## START SUPPLIED ENTRIES

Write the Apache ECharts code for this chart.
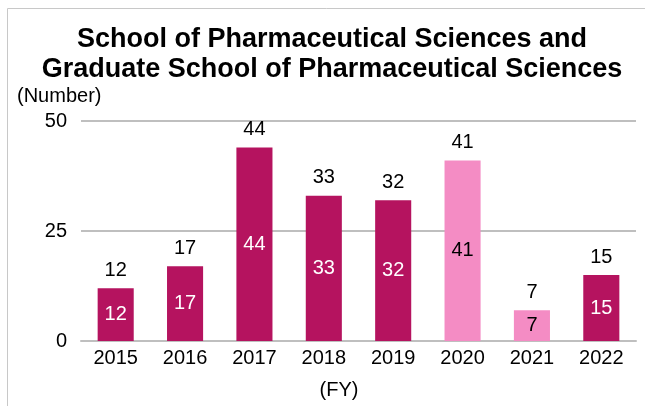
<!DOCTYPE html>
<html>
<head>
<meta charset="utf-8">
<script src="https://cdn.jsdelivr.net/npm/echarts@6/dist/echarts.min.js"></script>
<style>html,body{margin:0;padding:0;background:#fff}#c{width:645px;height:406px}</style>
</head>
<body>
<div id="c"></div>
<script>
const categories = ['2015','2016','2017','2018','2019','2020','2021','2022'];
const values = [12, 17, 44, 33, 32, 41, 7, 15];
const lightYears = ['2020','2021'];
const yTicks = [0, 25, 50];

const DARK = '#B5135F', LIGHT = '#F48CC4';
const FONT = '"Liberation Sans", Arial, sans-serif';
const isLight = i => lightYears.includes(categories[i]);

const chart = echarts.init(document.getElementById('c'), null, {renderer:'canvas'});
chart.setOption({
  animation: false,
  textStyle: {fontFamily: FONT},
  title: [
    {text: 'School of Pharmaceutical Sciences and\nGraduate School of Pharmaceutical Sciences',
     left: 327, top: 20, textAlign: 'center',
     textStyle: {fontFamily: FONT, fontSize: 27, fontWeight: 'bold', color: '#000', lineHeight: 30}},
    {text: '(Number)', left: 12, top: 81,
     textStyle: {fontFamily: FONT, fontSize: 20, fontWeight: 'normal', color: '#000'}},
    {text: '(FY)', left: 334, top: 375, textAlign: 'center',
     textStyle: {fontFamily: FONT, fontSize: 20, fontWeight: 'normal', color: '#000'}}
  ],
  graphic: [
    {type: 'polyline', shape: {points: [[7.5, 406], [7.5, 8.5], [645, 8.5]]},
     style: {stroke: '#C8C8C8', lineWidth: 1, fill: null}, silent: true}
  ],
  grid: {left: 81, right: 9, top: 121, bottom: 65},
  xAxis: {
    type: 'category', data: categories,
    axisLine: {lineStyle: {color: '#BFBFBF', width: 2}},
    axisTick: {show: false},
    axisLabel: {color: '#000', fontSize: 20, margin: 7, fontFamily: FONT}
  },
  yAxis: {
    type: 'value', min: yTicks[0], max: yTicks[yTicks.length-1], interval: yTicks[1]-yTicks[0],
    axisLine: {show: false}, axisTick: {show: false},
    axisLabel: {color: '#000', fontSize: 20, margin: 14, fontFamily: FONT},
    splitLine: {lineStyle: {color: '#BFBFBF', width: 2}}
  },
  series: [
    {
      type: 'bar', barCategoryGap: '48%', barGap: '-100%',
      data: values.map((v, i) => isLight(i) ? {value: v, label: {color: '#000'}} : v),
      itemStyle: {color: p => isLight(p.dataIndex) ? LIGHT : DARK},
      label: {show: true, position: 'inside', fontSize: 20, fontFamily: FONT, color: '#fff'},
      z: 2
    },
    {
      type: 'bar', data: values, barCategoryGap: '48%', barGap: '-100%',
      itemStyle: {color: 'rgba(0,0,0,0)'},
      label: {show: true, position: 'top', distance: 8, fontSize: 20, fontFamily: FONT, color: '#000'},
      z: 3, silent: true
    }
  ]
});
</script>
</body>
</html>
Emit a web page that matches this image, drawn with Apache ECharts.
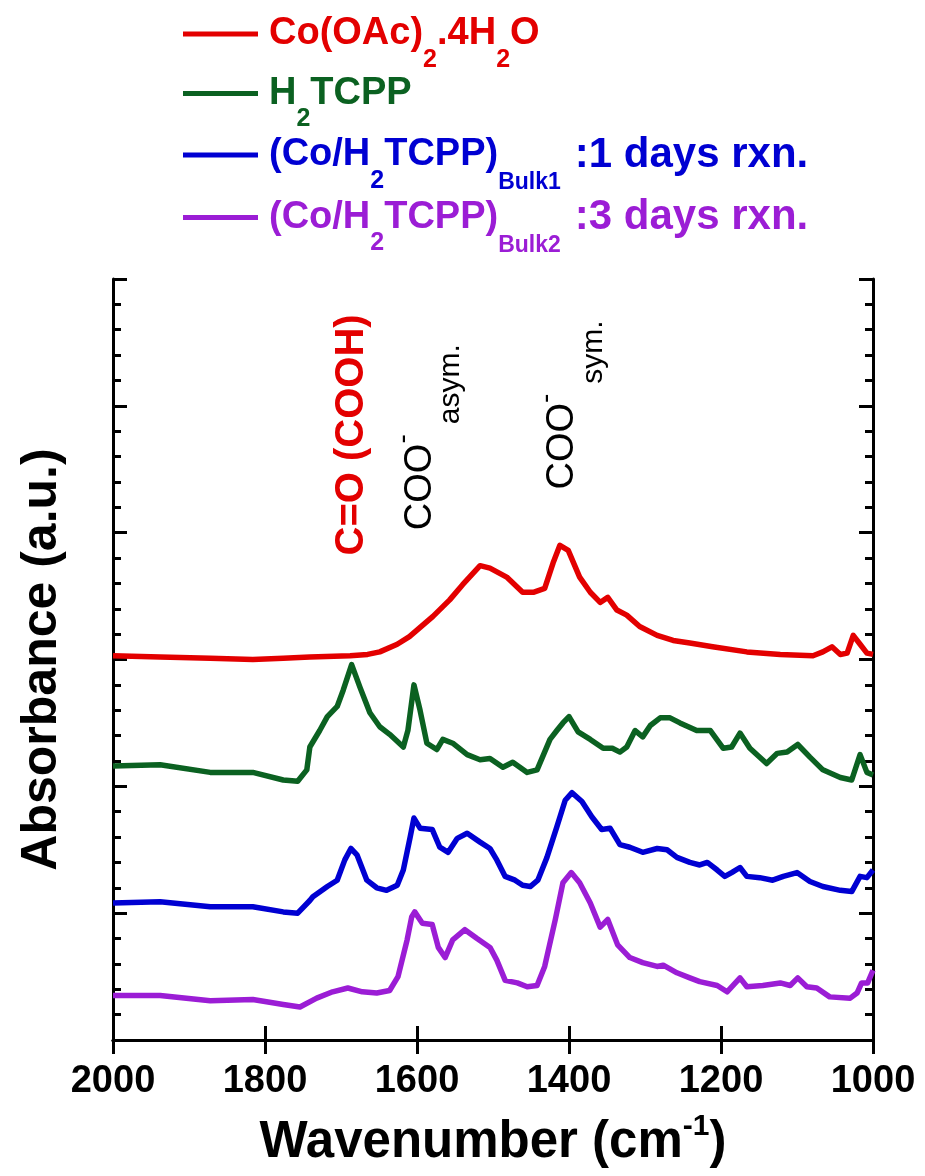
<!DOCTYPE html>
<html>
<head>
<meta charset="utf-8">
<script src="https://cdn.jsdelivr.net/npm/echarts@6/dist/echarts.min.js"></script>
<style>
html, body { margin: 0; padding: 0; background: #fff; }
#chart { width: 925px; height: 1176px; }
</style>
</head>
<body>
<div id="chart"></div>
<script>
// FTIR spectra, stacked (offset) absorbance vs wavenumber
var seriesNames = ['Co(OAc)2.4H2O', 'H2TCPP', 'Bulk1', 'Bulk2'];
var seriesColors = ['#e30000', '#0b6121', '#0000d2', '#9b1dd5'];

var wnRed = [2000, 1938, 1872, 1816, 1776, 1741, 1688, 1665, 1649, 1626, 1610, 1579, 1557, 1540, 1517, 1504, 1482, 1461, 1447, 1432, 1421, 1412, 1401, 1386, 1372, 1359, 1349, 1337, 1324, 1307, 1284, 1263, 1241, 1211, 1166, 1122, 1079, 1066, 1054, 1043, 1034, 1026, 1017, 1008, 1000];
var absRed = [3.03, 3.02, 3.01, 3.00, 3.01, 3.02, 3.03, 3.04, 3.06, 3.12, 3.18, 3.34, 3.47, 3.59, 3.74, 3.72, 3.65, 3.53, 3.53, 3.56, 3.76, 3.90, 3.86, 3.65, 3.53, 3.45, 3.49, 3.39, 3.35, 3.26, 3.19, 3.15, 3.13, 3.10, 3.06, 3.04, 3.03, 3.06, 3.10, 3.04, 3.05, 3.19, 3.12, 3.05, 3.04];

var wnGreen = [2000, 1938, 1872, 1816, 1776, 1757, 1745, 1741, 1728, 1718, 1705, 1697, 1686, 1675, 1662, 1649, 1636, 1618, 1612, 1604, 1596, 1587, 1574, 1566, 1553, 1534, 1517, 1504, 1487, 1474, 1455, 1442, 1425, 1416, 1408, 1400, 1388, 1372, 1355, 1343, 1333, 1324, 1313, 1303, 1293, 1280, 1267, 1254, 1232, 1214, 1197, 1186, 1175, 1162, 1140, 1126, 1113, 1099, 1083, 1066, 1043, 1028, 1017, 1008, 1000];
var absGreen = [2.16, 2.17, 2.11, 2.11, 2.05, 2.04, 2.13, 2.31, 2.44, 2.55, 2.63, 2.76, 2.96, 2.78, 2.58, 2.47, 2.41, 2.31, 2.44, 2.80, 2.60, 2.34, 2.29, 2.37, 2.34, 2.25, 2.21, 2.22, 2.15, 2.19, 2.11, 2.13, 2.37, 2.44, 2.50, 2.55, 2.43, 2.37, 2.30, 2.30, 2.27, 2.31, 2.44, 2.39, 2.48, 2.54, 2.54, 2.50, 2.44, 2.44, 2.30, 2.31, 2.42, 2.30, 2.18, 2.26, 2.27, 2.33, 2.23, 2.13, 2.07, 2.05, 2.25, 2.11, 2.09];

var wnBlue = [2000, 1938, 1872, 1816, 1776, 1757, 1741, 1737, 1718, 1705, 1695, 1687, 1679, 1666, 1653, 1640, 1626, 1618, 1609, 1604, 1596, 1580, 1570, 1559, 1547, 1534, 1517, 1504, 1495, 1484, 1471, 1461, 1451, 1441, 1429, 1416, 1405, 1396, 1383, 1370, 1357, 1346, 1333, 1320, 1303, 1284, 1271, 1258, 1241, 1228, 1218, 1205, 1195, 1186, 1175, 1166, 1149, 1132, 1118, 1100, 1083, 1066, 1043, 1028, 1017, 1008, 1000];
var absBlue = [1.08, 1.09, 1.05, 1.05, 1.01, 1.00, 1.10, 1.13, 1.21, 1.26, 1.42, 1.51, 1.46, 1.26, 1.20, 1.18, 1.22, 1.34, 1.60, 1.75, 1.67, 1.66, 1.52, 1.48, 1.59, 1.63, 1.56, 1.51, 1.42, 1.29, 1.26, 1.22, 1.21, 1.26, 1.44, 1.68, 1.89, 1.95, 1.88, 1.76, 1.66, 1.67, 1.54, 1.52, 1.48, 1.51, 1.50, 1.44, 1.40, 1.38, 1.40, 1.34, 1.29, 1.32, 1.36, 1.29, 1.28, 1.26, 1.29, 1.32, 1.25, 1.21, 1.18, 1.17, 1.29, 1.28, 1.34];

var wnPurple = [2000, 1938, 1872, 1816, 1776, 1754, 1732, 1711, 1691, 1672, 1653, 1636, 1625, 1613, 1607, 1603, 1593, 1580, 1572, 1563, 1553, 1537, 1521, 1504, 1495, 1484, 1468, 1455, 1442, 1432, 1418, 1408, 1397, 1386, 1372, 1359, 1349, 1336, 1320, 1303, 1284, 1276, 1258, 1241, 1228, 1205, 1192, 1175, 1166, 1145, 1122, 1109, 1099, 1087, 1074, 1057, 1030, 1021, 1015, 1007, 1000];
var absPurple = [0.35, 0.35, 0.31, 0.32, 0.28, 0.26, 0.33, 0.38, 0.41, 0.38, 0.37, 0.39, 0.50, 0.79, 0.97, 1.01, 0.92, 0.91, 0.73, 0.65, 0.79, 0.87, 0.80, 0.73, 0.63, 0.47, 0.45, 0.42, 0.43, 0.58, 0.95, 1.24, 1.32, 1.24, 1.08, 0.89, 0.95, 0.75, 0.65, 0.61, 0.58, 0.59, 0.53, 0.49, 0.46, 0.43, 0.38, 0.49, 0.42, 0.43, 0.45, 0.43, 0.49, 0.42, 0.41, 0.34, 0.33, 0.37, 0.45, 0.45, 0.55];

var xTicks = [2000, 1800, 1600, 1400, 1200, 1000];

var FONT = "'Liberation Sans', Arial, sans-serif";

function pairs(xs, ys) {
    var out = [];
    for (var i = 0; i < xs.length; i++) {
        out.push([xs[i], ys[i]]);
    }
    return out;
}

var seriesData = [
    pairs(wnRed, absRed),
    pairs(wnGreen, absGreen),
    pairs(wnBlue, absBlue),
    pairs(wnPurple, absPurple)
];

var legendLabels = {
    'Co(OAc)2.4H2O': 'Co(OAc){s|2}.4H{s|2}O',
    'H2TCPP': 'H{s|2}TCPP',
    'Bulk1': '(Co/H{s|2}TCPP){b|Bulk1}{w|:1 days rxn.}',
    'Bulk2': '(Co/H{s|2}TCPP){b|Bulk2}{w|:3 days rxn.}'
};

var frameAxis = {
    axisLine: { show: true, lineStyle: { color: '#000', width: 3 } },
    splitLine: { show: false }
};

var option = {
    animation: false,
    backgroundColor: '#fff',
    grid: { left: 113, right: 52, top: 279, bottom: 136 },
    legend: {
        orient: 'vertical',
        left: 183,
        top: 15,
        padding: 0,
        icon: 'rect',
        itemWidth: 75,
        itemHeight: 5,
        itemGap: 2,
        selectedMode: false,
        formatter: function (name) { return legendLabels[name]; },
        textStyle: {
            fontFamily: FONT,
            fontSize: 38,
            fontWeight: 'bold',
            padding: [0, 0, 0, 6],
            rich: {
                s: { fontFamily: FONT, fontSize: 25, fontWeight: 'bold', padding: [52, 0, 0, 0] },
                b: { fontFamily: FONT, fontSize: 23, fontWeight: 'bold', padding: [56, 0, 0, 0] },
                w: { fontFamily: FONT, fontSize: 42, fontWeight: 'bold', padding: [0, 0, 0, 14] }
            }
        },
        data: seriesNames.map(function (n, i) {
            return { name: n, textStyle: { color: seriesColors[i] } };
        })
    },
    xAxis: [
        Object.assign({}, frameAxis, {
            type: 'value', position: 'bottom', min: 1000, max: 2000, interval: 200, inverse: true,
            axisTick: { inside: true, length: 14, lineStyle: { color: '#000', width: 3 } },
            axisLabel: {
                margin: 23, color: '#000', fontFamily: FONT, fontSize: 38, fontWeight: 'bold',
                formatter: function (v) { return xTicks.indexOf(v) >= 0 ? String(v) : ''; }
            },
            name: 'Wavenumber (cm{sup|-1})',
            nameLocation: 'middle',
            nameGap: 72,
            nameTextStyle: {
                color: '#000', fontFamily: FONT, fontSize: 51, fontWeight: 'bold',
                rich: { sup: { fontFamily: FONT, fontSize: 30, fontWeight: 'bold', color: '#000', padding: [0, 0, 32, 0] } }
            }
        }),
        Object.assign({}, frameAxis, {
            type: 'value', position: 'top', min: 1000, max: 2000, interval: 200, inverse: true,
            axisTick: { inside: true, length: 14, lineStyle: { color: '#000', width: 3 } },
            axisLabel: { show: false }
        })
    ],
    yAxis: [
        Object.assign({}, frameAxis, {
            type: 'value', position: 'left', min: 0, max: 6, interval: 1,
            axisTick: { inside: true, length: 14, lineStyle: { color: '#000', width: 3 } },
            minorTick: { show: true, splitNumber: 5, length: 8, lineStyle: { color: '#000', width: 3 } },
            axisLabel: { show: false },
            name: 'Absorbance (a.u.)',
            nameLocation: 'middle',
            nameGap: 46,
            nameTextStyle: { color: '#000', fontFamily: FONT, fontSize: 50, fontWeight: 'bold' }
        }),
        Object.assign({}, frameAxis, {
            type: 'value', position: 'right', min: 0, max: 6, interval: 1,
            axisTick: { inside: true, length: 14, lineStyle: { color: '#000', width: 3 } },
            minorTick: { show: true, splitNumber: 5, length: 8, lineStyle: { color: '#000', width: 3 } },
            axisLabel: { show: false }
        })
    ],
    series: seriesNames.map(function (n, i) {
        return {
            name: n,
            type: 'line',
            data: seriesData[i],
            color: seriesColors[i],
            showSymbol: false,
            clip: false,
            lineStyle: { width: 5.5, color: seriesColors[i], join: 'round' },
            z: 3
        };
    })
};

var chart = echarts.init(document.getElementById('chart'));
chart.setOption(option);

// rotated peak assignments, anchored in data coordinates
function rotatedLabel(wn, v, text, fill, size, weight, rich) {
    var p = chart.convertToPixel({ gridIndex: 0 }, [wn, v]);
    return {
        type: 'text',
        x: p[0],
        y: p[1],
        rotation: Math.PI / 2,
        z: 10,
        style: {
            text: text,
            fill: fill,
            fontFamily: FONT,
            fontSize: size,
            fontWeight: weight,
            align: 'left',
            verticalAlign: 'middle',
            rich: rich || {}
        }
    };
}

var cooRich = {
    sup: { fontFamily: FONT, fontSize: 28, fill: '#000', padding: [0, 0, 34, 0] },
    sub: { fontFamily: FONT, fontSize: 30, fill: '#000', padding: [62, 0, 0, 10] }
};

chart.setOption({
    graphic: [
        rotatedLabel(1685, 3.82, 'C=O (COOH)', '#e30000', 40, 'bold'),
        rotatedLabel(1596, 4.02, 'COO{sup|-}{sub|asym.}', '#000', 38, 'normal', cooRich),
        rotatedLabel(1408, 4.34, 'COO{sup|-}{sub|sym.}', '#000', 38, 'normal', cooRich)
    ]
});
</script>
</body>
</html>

## END SUPPLIED ENTRIES

EXERCISE DETAILS
Please quote the lines of the material, beginning with the first and ending with the one that contains "const isLight = i", exactly as written and without any pictures.

THE ANSWER
Write the Apache ECharts code for this chart.
<!DOCTYPE html>
<html>
<head>
<meta charset="utf-8">
<script src="https://cdn.jsdelivr.net/npm/echarts@6/dist/echarts.min.js"></script>
<style>html,body{margin:0;padding:0;background:#fff}#c{width:645px;height:406px}</style>
</head>
<body>
<div id="c"></div>
<script>
const categories = ['2015','2016','2017','2018','2019','2020','2021','2022'];
const values = [12, 17, 44, 33, 32, 41, 7, 15];
const lightYears = ['2020','2021'];
const yTicks = [0, 25, 50];

const DARK = '#B5135F', LIGHT = '#F48CC4';
const FONT = '"Liberation Sans", Arial, sans-serif';
const isLight = i => lightYears.includes(categories[i]);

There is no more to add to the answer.